The anion-ordered oxide-hydride SrVO2H is an antiferromagnetic insulator due to strong correlations between vanadium d electrons. In an attempt to hole-dope SrVO2H into a metallic state, a strategy of first preparing SrV1- xTi xO3 phases and then converting them to the corresponding SrV1- xTi xO2H phases via reaction with CaH2 was followed. This revealed that the solid solution between SrVO3 and SrTiO3 is only stable at high temperature. In addition, reactions between SrV0.95Ti0.05O3 and CaH2 were observed to yield SrV0.95Ti0.05O1.5H1.5 not SrV0.95Ti0.05O2H. This dramatic change in reactivity for a very modest change in initial chemical composition is attributed to an electronic destabilization of SrVO2H on titanium substitution.

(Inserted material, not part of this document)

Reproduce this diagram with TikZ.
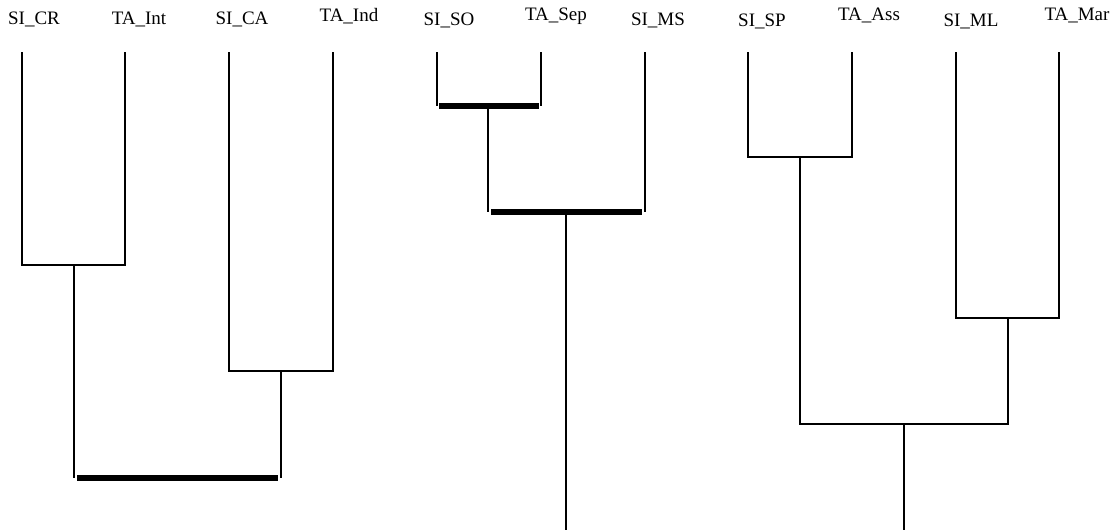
\documentclass[tikz,border=0pt]{standalone}
\usepackage{fontspec}
\setmainfont{Liberation Serif}
\begin{document}
\begin{tikzpicture}[x=1pt,y=-1pt,
  lbl/.style={font=\fontsize{19}{22}\selectfont, anchor=base, inner sep=0pt},
  link/.style={line width=1.1pt, black},
  bar/.style={line width=6pt, black}]
\useasboundingbox (0,0) rectangle (1115,530);
% labels
\node[lbl] (lCR)  at (34,24)   {SI\_CR};
\node[lbl] (lInt) at (139,24)  {TA\_Int};
\node[lbl] (lCA)  at (242,24)  {SI\_CA};
\node[lbl] (lInd) at (349,21)  {TA\_Ind};
\node[lbl] (lSO)  at (449,25)  {SI\_SO};
\node[lbl] (lSep) at (556,20)  {TA\_Sep};
\node[lbl] (lMS)  at (658,25)  {SI\_MS};
\node[lbl] (lSP)  at (762,26)  {SI\_SP};
\node[lbl] (lAss) at (869,20)  {TA\_Ass};
\node[lbl] (lML)  at (971,26)  {SI\_ML};
\node[lbl] (lMar) at (1077,20) {TA\_Mar};
% leaf tops
\coordinate (tCR)  at (22,52);
\coordinate (tInt) at (125,52);
\coordinate (tCA)  at (229,52);
\coordinate (tInd) at (333,52);
\coordinate (tSO)  at (437,52);
\coordinate (tSep) at (541,52);
\coordinate (tMS)  at (645,52);
\coordinate (tSP)  at (748,52);
\coordinate (tAss) at (852,52);
\coordinate (tML)  at (956,52);
\coordinate (tMar) at (1059,52);
% tree 1
\coordinate (m1) at (74,265);
\coordinate (m2) at (281,371);
\coordinate (b1L) at (74,478);
\coordinate (b1R) at (281,478);
\draw[link] (tCR) |- (m1) -| (tInt);
\draw[link] (tCA) |- (m2) -| (tInd);
\draw[link] (m1) -- (b1L);
\draw[link] (m2) -- (b1R);
\draw[bar] ([xshift=3pt]b1L) -- ([xshift=-3pt]b1R);
% tree 2
\coordinate (b2L) at (437,106);
\coordinate (b2R) at (541,106);
\coordinate (m3) at (488,106);
\coordinate (b3L) at (488,212);
\coordinate (b3R) at (645,212);
\coordinate (r2) at (566,212);
\coordinate (r2e) at (566,530);
\draw[link] (tSO) -- (b2L);
\draw[link] (tSep) -- (b2R);
\draw[bar] ([xshift=2pt]b2L) -- ([xshift=-2pt]b2R);
\draw[link] (m3) -- (b3L);
\draw[link] (tMS) -- (b3R);
\draw[bar] ([xshift=3pt]b3L) -- ([xshift=-3pt]b3R);
\draw[link] (r2) -- (r2e);
% tree 3
\coordinate (m5) at (800,157);
\coordinate (m6) at (1008,318);
\coordinate (m7) at (904,424);
\coordinate (r3e) at (904,530);
\draw[link] (tSP) |- (m5) -| (tAss);
\draw[link] (tML) |- (m6) -| (tMar);
\draw[link] (m5) |- (m7) -| (m6);
\draw[link] (m7) -- (r3e);
\end{tikzpicture}
\end{document}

Density functional theory calculations indicate that the presence of an anion-ordered, tetragonal SrMO2H phase is uniquely associated with a d2 electron count and that titanium substitution leads to an electronic destabilization of SrV1- xTi xO2H phases, which, ultimately, drives further reaction of SrV1- xTi xO2H to SrV1- xTi xO1.5H1.5. The observed sensitivity of the reaction products to the chemical composition of initial phases highlights some of the difficulties associated with electronically doping metastable materials prepared by topochemical reactions.